Two men hoisted a female soldier on their shoulders and tossed her into the air. Some residents wrapped themselves in Ukrainian flags. One man was weeping with joy.

Ukraine’s defense intelligence agency said Kherson was being restored to Ukrainian control and ordered any remaining Russian troops to surrender to Kyiv’s forces entering the city.

Locals had placed Ukrainian flags in the square as news of the end of more than eight months of occupation filtered out.

“Glory to Ukraine! Glory to the Heroes! Glory to the Nation!” one man shouted in another video verified by Reuters.

As Ukrainian forces surged forward during one of the most humiliating Russian retreats of the war, villagers came out of hiding and, amid tears of relief and joy, described how Russian troops had killed residents and looted homes.
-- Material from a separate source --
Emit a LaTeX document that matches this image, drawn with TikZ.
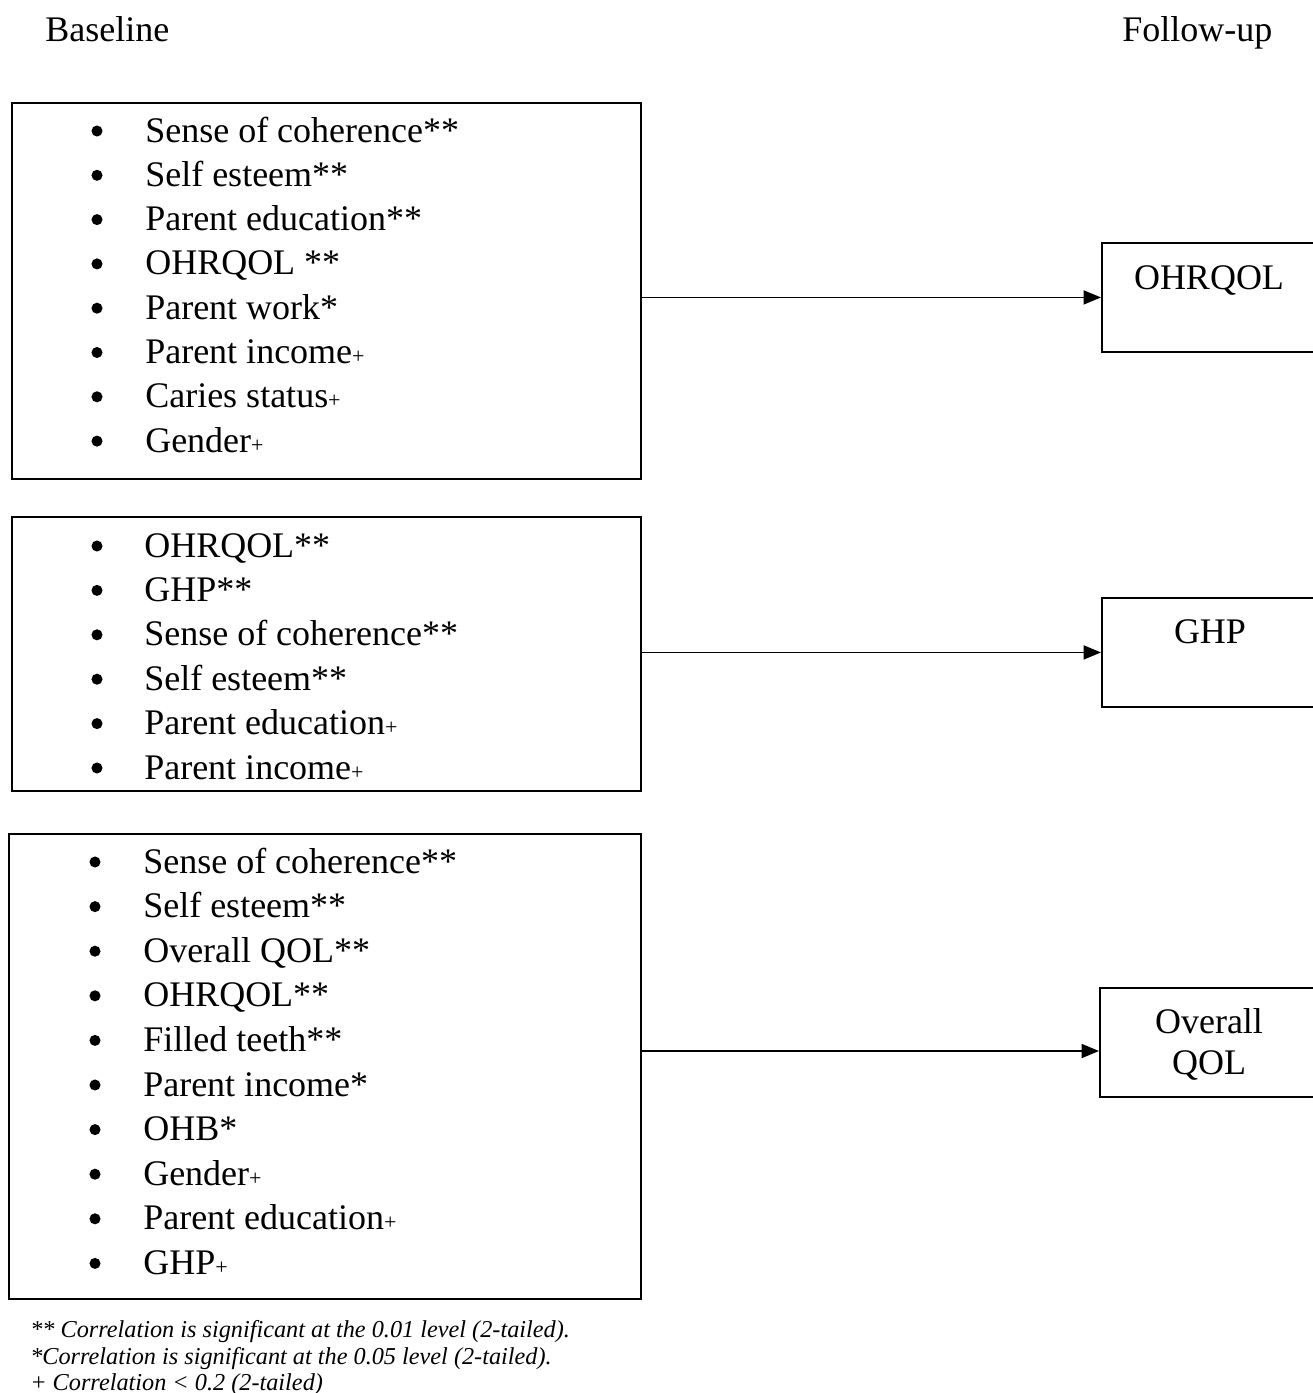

Reuters could not independently verify the accounts and Russia’s defense ministry did not immediately respond to questions about allegations made by residents of the recaptured village of Blahodatne, 20 km (12 miles) north of Kherson.

Serhii Kalko, 43, one of roughly 60 people who stayed in Blahodatne out of a pre-war population of 1,000, was struck by how quiet the final Russian retreat had been. “They left silently. They didn’t even speak with each other,” he said.

Previously, “there was shooting all the time from three directions,” said a tearful but ecstatic Halyna, a diminutive 81-year-old woman standing beside her rusty bicycle. “But they left two nights ago. Now they need to leave Kherson.”